▶ _Exercise_:
Write out the data again exactly, skipping every picture.

▶ _Supplied material_:
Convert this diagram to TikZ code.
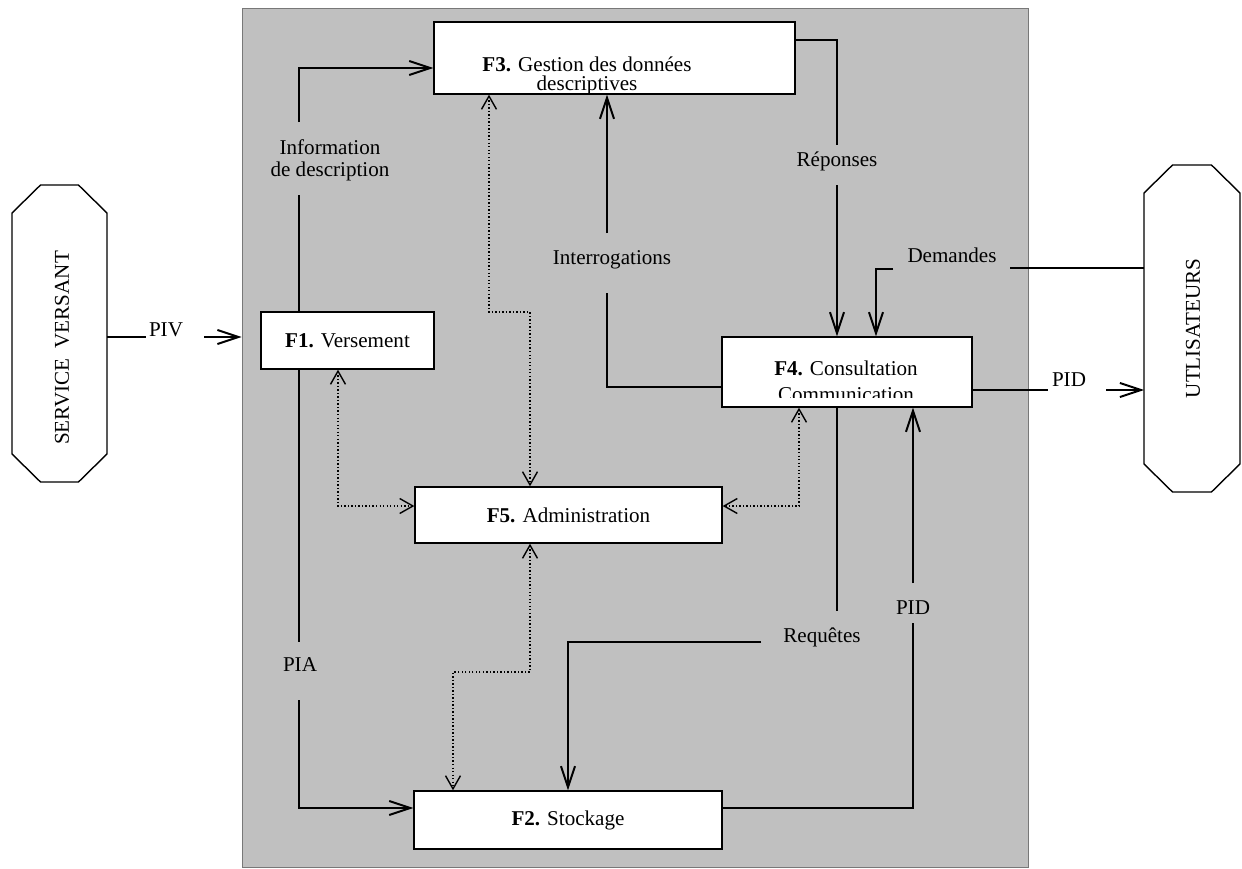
\documentclass[tikz,border=0pt]{standalone}
\usepackage{fontspec}
\setmainfont{Liberation Serif}
\usetikzlibrary{arrows.meta}
\definecolor{panelgray}{RGB}{192,192,192}
\definecolor{edgegray}{RGB}{120,120,120}

\begin{document}
\begin{tikzpicture}[x=0.02cm,y=-0.02cm,>={Straight Barb[length=12pt,width=8pt]},
  txt/.style={font=\fontsize{12pt}{14.5pt}\selectfont,inner sep=0pt},
  fbox/.style={txt,draw,line width=0.8pt,fill=white},
  ext/.style={inner sep=0pt,outer sep=0pt,minimum width=1.9cm},
  flow/.style={line width=1.1pt},
  ctrl/.style={line width=0.8pt,dash pattern=on 0.8pt off 1.2pt,
    {Straight Barb[length=7.5pt,width=8.5pt]}-{Straight Barb[length=7.5pt,width=8.5pt]}}]
  \useasboundingbox (0,0) rectangle (1242,869);
  % archive system
  \node[draw=edgegray,fill=panelgray,line width=0.6pt,minimum width=15.74cm,
    minimum height=17.2cm,inner sep=0pt] (panel) at (635.5,438) {};
  % outside entities
  \node[ext,minimum height=5.94cm] (sv) at (59.5,333.5) {};
  \node[ext,minimum width=1.92cm,minimum height=6.54cm] (us) at (1192,328.5) {};
  \foreach \e in {sv,us}
    \draw[line width=0.8pt] ([xshift=0.57cm]\e.north west) -- ([xshift=-0.57cm]\e.north east)
      -- ([yshift=-0.56cm]\e.north east) -- ([yshift=0.56cm]\e.south east)
      -- ([xshift=-0.57cm]\e.south east) -- ([xshift=0.57cm]\e.south west)
      -- ([yshift=0.56cm]\e.south west) -- ([yshift=-0.56cm]\e.north west) -- cycle;
  \node[txt,rotate=90] (svtxt) at (62,348) {SERVICE\ \ VERSANT};
  \node[txt,rotate=90] (ustxt) at (1193,328.5) {UTLISATEURS};
  % functions
  \node[fbox,minimum width=3.46cm,minimum height=1.14cm] (f1) at (347.5,340.5) {\textbf{F1.} Versement};
  \node[fbox,minimum width=6.16cm,minimum height=1.16cm] (f2) at (568,820) {\textbf{F2.} Stockage};
  \node[fbox,minimum width=7.22cm,minimum height=1.44cm] (f3) at (614.5,58) {};
  \node[fbox,minimum width=5cm,minimum height=1.4cm] (f4) at (847,372) {};
  \node[fbox,minimum width=6.14cm,minimum height=1.12cm] (f5) at (568.5,515) {\textbf{F5.} Administration};
  \begin{scope}
    \clip ([xshift=1pt,yshift=-1pt]f3.north west) rectangle ([xshift=-1pt,yshift=1pt]f3.south east);
    \node[txt,align=center,font=\fontsize{12pt}{11pt}\selectfont,anchor=north] (f3txt) at (587,56)
      {\textbf{F3.} Gestion des données\\descriptives};
  \end{scope}
  \begin{scope}
    \clip ([xshift=1pt,yshift=-1pt]f4.north west) rectangle ([xshift=-1pt,yshift=0.2cm]f4.south east);
    \node[txt,align=center,anchor=north] (f4txt) at (846,361) {\textbf{F4.} Consultation\\Communication};
  \end{scope}
  % flow labels
  \node[txt] (piv) at (166,330) {PIV};
  \node[txt,align=center,font=\fontsize{12pt}{12.5pt}\selectfont] (info) at (330,160) {Information\\de description};
  \node[txt] (pia) at (300,665) {PIA};
  \node[txt] (pidl) at (913,608) {PID};
  \node[txt] (req) at (822,637) {Requêtes};
  \node[txt] (intg) at (612,260) {Interrogations};
  \node[txt] (rep) at (837,161) {Réponses};
  \node[txt] (dem) at (952,255) {Demandes};
  \node[txt] (pidr) at (1069,380) {PID};
  % break points
  \coordinate (pivA) at (146,337); \coordinate (pivB) at (204,337);
  \coordinate (infA) at (299,195); \coordinate (infB) at (299,122); \coordinate (infC) at (299,68);
  \coordinate (piaA) at (299,642); \coordinate (piaB) at (299,700); \coordinate (piaC) at (299,808);
  \coordinate (pidA) at (913,808); \coordinate (pidB) at (913,623); \coordinate (pidC) at (913,583);
  \coordinate (reqA) at (837,611); \coordinate (reqB) at (761,642); \coordinate (reqC) at (568,642);
  \coordinate (intA) at (607,387); \coordinate (intB) at (607,293); \coordinate (intC) at (607,233);
  \coordinate (repA) at (837,40); \coordinate (repB) at (837,145); \coordinate (repC) at (837,185);
  \coordinate (demA) at (1010,268); \coordinate (demB) at (893,269); \coordinate (demC) at (876,269);
  \coordinate (pdrA) at (1048,390); \coordinate (pdrB) at (1106,390);
  % data flows
  \draw[flow] (sv.east |- pivA) -- (pivA);
  \draw[flow,->] (pivB) -- (panel.west |- pivB);
  \draw[flow] (f1.north -| infA) -- (infA);
  \draw[flow,->] (infB) -- (infC) -- (f3.west |- infC);
  \draw[flow] (f1.south -| piaA) -- (piaA);
  \draw[flow,->] (piaB) -- (piaC) -- (f2.west |- piaC);
  \draw[flow] (f2.east |- pidA) -- (pidA) -- (pidB);
  \draw[flow,->] (pidC) -- (f4.south -| pidC);
  \draw[flow] (f4.south -| reqA) -- (reqA);
  \draw[flow,->] (reqB) -- (reqC) -- (f2.north -| reqC);
  \draw[flow] (f4.west |- intA) -- (intA) -- (intB);
  \draw[flow,->] (intC) -- (f3.south -| intC);
  \draw[flow] (f3.east |- repA) -- (repA) -- (repB);
  \draw[flow,->] (repC) -- (f4.north -| repC);
  \draw[flow] (us.west |- demA) -- (demA);
  \draw[flow,->] (demB) -- (demC) -- (f4.north -| demC);
  \draw[flow] (f4.east |- pdrA) -- (pdrA);
  \draw[flow,->] (pdrB) -- (us.west |- pdrB);
  % administration links
  \coordinate (c3) at (489,312); \coordinate (c5) at (530,312);
  \coordinate (c1) at (338,506); \coordinate (c4) at (799,506);
  \coordinate (c6) at (530,672); \coordinate (c2) at (453,672);
  \draw[ctrl] (f3.south -| c3) -- (c3) -- (c5) -- (f5.north -| c5);
  \draw[ctrl] (f1.south -| c1) -- (c1) -- (f5.west |- c1);
  \draw[ctrl] (f4.south -| c4) -- (c4) -- (f5.east |- c4);
  \draw[ctrl] (f5.south -| c6) -- (c6) -- (c2) -- (f2.north -| c2);
\end{tikzpicture}
\end{document}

▶ _Result of this task_:
Convert this diagram to TikZ code.
\documentclass[tikz,border=0pt]{standalone}
\usepackage{fontspec}
\setmainfont{Liberation Serif}
\usetikzlibrary{arrows.meta}
\definecolor{panelgray}{RGB}{192,192,192}
\definecolor{edgegray}{RGB}{120,120,120}

\begin{document}
\begin{tikzpicture}[x=0.02cm,y=-0.02cm,>={Straight Barb[length=12pt,width=8pt]},
  txt/.style={font=\fontsize{12pt}{14.5pt}\selectfont,inner sep=0pt},
  fbox/.style={txt,draw,line width=0.8pt,fill=white},
  ext/.style={inner sep=0pt,outer sep=0pt,minimum width=1.9cm},
  flow/.style={line width=1.1pt},
  ctrl/.style={line width=0.8pt,dash pattern=on 0.8pt off 1.2pt,
    {Straight Barb[length=7.5pt,width=8.5pt]}-{Straight Barb[length=7.5pt,width=8.5pt]}}]
  \useasboundingbox (0,0) rectangle (1242,869);
  % archive system
  \node[draw=edgegray,fill=panelgray,line width=0.6pt,minimum width=15.74cm,
    minimum height=17.2cm,inner sep=0pt] (panel) at (635.5,438) {};
  % outside entities
  \node[ext,minimum height=5.94cm] (sv) at (59.5,333.5) {};
  \node[ext,minimum width=1.92cm,minimum height=6.54cm] (us) at (1192,328.5) {};
  \foreach \e in {sv,us}
    \draw[line width=0.8pt] ([xshift=0.57cm]\e.north west) -- ([xshift=-0.57cm]\e.north east)
      -- ([yshift=-0.56cm]\e.north east) -- ([yshift=0.56cm]\e.south east)
      -- ([xshift=-0.57cm]\e.south east) -- ([xshift=0.57cm]\e.south west)
      -- ([yshift=0.56cm]\e.south west) -- ([yshift=-0.56cm]\e.north west) -- cycle;
  \node[txt,rotate=90] (svtxt) at (62,348) {SERVICE\ \ VERSANT};
  \node[txt,rotate=90] (ustxt) at (1193,328.5) {UTLISATEURS};
  % functions
  \node[fbox,minimum width=3.46cm,minimum height=1.14cm] (f1) at (347.5,340.5) {\textbf{F1.} Versement};
  \node[fbox,minimum width=6.16cm,minimum height=1.16cm] (f2) at (568,820) {\textbf{F2.} Stockage};
  \node[fbox,minimum width=7.22cm,minimum height=1.44cm] (f3) at (614.5,58) {};
  \node[fbox,minimum width=5cm,minimum height=1.4cm] (f4) at (847,372) {};
  \node[fbox,minimum width=6.14cm,minimum height=1.12cm] (f5) at (568.5,515) {\textbf{F5.} Administration};
  \begin{scope}
    \clip ([xshift=1pt,yshift=-1pt]f3.north west) rectangle ([xshift=-1pt,yshift=1pt]f3.south east);
    \node[txt,align=center,font=\fontsize{12pt}{11pt}\selectfont,anchor=north] (f3txt) at (587,56)
      {\textbf{F3.} Gestion des données\\descriptives};
  \end{scope}
  \begin{scope}
    \clip ([xshift=1pt,yshift=-1pt]f4.north west) rectangle ([xshift=-1pt,yshift=0.2cm]f4.south east);
    \node[txt,align=center,anchor=north] (f4txt) at (846,361) {\textbf{F4.} Consultation\\Communication};
  \end{scope}
  % flow labels
  \node[txt] (piv) at (166,330) {PIV};
  \node[txt,align=center,font=\fontsize{12pt}{12.5pt}\selectfont] (info) at (330,160) {Information\\de description};
  \node[txt] (pia) at (300,665) {PIA};
  \node[txt] (pidl) at (913,608) {PID};
  \node[txt] (req) at (822,637) {Requêtes};
  \node[txt] (intg) at (612,260) {Interrogations};
  \node[txt] (rep) at (837,161) {Réponses};
  \node[txt] (dem) at (952,255) {Demandes};
  \node[txt] (pidr) at (1069,380) {PID};
  % break points
  \coordinate (pivA) at (146,337); \coordinate (pivB) at (204,337);
  \coordinate (infA) at (299,195); \coordinate (infB) at (299,122); \coordinate (infC) at (299,68);
  \coordinate (piaA) at (299,642); \coordinate (piaB) at (299,700); \coordinate (piaC) at (299,808);
  \coordinate (pidA) at (913,808); \coordinate (pidB) at (913,623); \coordinate (pidC) at (913,583);
  \coordinate (reqA) at (837,611); \coordinate (reqB) at (761,642); \coordinate (reqC) at (568,642);
  \coordinate (intA) at (607,387); \coordinate (intB) at (607,293); \coordinate (intC) at (607,233);
  \coordinate (repA) at (837,40); \coordinate (repB) at (837,145); \coordinate (repC) at (837,185);
  \coordinate (demA) at (1010,268); \coordinate (demB) at (893,269); \coordinate (demC) at (876,269);
  \coordinate (pdrA) at (1048,390); \coordinate (pdrB) at (1106,390);
  % data flows
  \draw[flow] (sv.east |- pivA) -- (pivA);
  \draw[flow,->] (pivB) -- (panel.west |- pivB);
  \draw[flow] (f1.north -| infA) -- (infA);
  \draw[flow,->] (infB) -- (infC) -- (f3.west |- infC);
  \draw[flow] (f1.south -| piaA) -- (piaA);
  \draw[flow,->] (piaB) -- (piaC) -- (f2.west |- piaC);
  \draw[flow] (f2.east |- pidA) -- (pidA) -- (pidB);
  \draw[flow,->] (pidC) -- (f4.south -| pidC);
  \draw[flow] (f4.south -| reqA) -- (reqA);
  \draw[flow,->] (reqB) -- (reqC) -- (f2.north -| reqC);
  \draw[flow] (f4.west |- intA) -- (intA) -- (intB);
  \draw[flow,->] (intC) -- (f3.south -| intC);
  \draw[flow] (f3.east |- repA) -- (repA) -- (repB);
  \draw[flow,->] (repC) -- (f4.north -| repC);
  \draw[flow] (us.west |- demA) -- (demA);
  \draw[flow,->] (demB) -- (demC) -- (f4.north -| demC);
  \draw[flow] (f4.east |- pdrA) -- (pdrA);
  \draw[flow,->] (pdrB) -- (us.west |- pdrB);
  % administration links
  \coordinate (c3) at (489,312); \coordinate (c5) at (530,312);
  \coordinate (c1) at (338,506); \coordinate (c4) at (799,506);
  \coordinate (c6) at (530,672); \coordinate (c2) at (453,672);
  \draw[ctrl] (f3.south -| c3) -- (c3) -- (c5) -- (f5.north -| c5);
  \draw[ctrl] (f1.south -| c1) -- (c1) -- (f5.west |- c1);
  \draw[ctrl] (f4.south -| c4) -- (c4) -- (f5.east |- c4);
  \draw[ctrl] (f5.south -| c6) -- (c6) -- (c2) -- (f2.north -| c2);
\end{tikzpicture}
\end{document}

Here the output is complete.